Future trends shaping OEM ERP monetization
The next phase of OEM ERP strategy will be shaped by deeper embedded software experiences, stronger integration ecosystems and AI-ready SaaS platforms that can operationalize workflow intelligence without compromising governance. Buyers will increasingly expect software to fit into existing enterprise identity, data and process environments rather than operate as a disconnected add-on. That raises the importance of API-first architecture, event-driven integration patterns and policy-aware automation.
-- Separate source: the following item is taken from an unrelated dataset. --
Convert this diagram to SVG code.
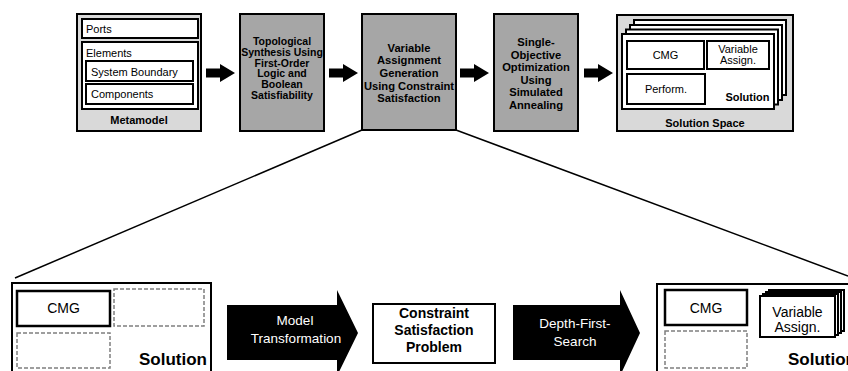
<svg xmlns="http://www.w3.org/2000/svg" width="848" height="371" viewBox="0 0 848 371">
  <style>
    text { font-family: "Liberation Sans", Arial, sans-serif; fill: #000; }
    .b { font-weight: bold; }
    .c { text-anchor: middle; }
    .e { text-anchor: end; }
    .s11 { font-size: 11px; }
    .t105 { font-size: 10.5px; }
    .t112 { font-size: 11.2px; }
    .s14 { font-size: 14px; }
    .s135 { font-size: 13.5px; }
    .box { fill: #fff; stroke: #000; stroke-width: 2; }
    .frame { fill: #d9d9d9; stroke: #000; stroke-width: 2; }
    .step { fill: #a6a6a6; stroke: #000; stroke-width: 2; }
    .dash { fill: #fff; stroke: #7f7f7f; stroke-width: 1.5; stroke-dasharray: 4 2; }
    .arrow { fill: #000; }
    .link { stroke: #000; stroke-width: 1.5; fill: none; }
    .white { fill: #fff; }
  </style>

  <!-- Process chain, top row -->
  <g id="metamodel">
    <rect class="frame" x="77" y="14" width="124" height="117"/>
    <rect class="box" x="82" y="19" width="116" height="19"/>
    <text class="s11" x="86" y="33">Ports</text>
    <rect class="box" x="82" y="42" width="116" height="67"/>
    <text class="s11" x="86" y="56.5">Elements</text>
    <rect class="box" x="86" y="61" width="107" height="20"/>
    <text class="s11" x="91" y="75.5">System Boundary</text>
    <rect class="box" x="86" y="84" width="107" height="20"/>
    <text class="s11" x="91" y="98">Components</text>
    <text class="b c s11" x="139" y="123.5">Metamodel</text>
  </g>

  <g id="topological-synthesis">
    <rect class="step" x="240" y="14" width="84" height="117"/>
    <text class="b c t105" x="282" y="45">Topological</text>
    <text class="b c t105" x="282" y="55.8">Synthesis Using</text>
    <text class="b c t105" x="282" y="66.6">First-Order</text>
    <text class="b c t105" x="282" y="77.4">Logic and</text>
    <text class="b c t105" x="282" y="88.2">Boolean</text>
    <text class="b c t105" x="282" y="99">Satisfiability</text>
  </g>

  <g id="variable-assignment">
    <rect class="step" x="362" y="14" width="94" height="116"/>
    <text class="b c t112" x="409" y="51.7">Variable</text>
    <text class="b c t112" x="409" y="64.3">Assignment</text>
    <text class="b c t112" x="409" y="77">Generation</text>
    <text class="b c t112" x="409" y="89.6">Using Constraint</text>
    <text class="b c t112" x="409" y="102.3">Satisfaction</text>
  </g>

  <g id="optimization">
    <rect class="step" x="494" y="14" width="84" height="117"/>
    <text class="b c t112" x="536" y="46">Single-</text>
    <text class="b c t112" x="536" y="58.6">Objective</text>
    <text class="b c t112" x="536" y="71.2">Optimization</text>
    <text class="b c t112" x="536" y="83.8">Using</text>
    <text class="b c t112" x="536" y="96.4">Simulated</text>
    <text class="b c t112" x="536" y="109">Annealing</text>
  </g>

  <g id="solution-space">
    <rect class="frame" x="617" y="15" width="176" height="116"/>
    <!-- stacked solutions, back to front -->
    <rect class="box" x="634" y="20" width="152" height="75"/>
    <rect class="box" x="630" y="25" width="152" height="75"/>
    <rect class="box" x="626" y="29.5" width="152" height="75"/>
    <rect class="box" x="622" y="34" width="152" height="75"/>
    <rect class="box" x="627" y="41" width="77" height="28"/>
    <text class="c s11" x="665.5" y="59">CMG</text>
    <rect class="box" x="707" y="41" width="62" height="28"/>
    <text class="c s11" x="738" y="52.5">Variable</text>
    <text class="c s11" x="738" y="63.5">Assign.</text>
    <rect class="box" x="627" y="74" width="78" height="30"/>
    <text class="c s11" x="666" y="93">Perform.</text>
    <text class="b e s11" x="769.5" y="100.5">Solution</text>
    <text class="b c s11" x="705" y="126.5">Solution Space</text>
  </g>

  <!-- Detail of the assignment step, bottom row -->
  <g id="solution-input">
    <rect class="box" x="12" y="283" width="199" height="110"/>
    <rect class="box" x="17" y="291" width="93" height="35" style="stroke-width:2.5"/>
    <text class="c s14" x="63.5" y="313">CMG</text>
    <rect class="dash" x="114" y="289" width="90" height="37"/>
    <rect class="dash" x="17" y="333" width="93" height="35"/>
    <text class="b e" x="207" y="365" style="font-size:17px">Solution</text>
  </g>

  <g id="model-transformation">
    <polygon class="arrow" points="227,305 337,305 337,290 358,333 337,376 337,360 227,360"/>
    <text class="white c s135" x="295" y="325">Model</text>
    <text class="white c s135" x="296" y="343">Transformation</text>
  </g>

  <g id="csp">
    <rect class="box" x="373" y="304" width="122" height="59"/>
    <text class="b c s14" x="434" y="318">Constraint</text>
    <text class="b c s14" x="434" y="335">Satisfaction</text>
    <text class="b c s14" x="434" y="352">Problem</text>
  </g>

  <g id="depth-first-search">
    <polygon class="arrow" points="513,305 620,305 620,290 640,333 620,376 620,360 513,360"/>
    <text class="white c s135" x="575" y="328">Depth-First-</text>
    <text class="white c s135" x="575" y="346">Search</text>
  </g>

  <g id="solution-output">
    <rect class="box" x="657" y="284" width="220" height="110"/>
    <rect class="box" x="665" y="290" width="82" height="35" style="stroke-width:2.5"/>
    <text class="c s14" x="706" y="313">CMG</text>
    <rect class="dash" x="665" y="331" width="82" height="37"/>
    <!-- stacked variable assignments, back to front -->
    <rect class="box" x="769" y="290" width="75" height="41"/>
    <rect class="box" x="766" y="292" width="75" height="41"/>
    <rect class="box" x="763" y="294" width="75" height="41"/>
    <rect class="box" x="760" y="296" width="75" height="41"/>
    <text class="c s14" x="797.5" y="317">Variable</text>
    <text class="c s14" x="797.5" y="332">Assign.</text>
    <text class="b" x="788" y="365" style="font-size:17px">Solution</text>
  </g>

  <g id="connectors">
    <polygon class="arrow" points="206,68.5 220,68.5 220,64 235,73 220,82 220,77.5 206,77.5"/>
    <polygon class="arrow" points="329,68.5 343,68.5 343,64 358,73 343,82 343,77.5 329,77.5"/>
    <polygon class="arrow" points="460,68.5 474,68.5 474,64 489,73 474,82 474,77.5 460,77.5"/>
    <polygon class="arrow" points="584,68.5 598,68.5 598,64 613,73 598,82 598,77.5 584,77.5"/>
    <line class="link" x1="362" y1="130" x2="15" y2="278"/>
    <line class="link" x1="456" y1="130" x2="848" y2="276"/>
  </g>
</svg>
At the same time, partner ecosystems will become more specialized. Some firms will focus on vertical solution design, others on managed operations, others on customer success and expansion. The winners are likely to be those that package expertise into repeatable platform value while preserving enough architectural flexibility to serve both mid-market and enterprise requirements. In that environment, the ability to combine white-label SaaS, managed services and disciplined lifecycle execution will be a durable competitive advantage.
Executive Conclusion
Converting project software into subscription platform revenue is not a branding exercise. It is a strategic redesign of how value is packaged, delivered and retained. For ERP partners, MSPs, ISVs and software vendors, the opportunity is to move from labor-dependent growth toward recurring revenue built on repeatable outcomes, stronger customer lifecycle management and scalable platform operations.
The most effective professional services OEM ERP strategies start with a narrow, repeatable use case, align pricing to customer value, choose architecture based on service economics and enterprise requirements, and build governance, onboarding, customer success and observability into the operating model from the beginning. Firms that execute this transition well do more than create a new revenue stream. They increase enterprise relevance, improve margin quality and build a platform business that can scale through direct channels, embedded software models and partner-led distribution.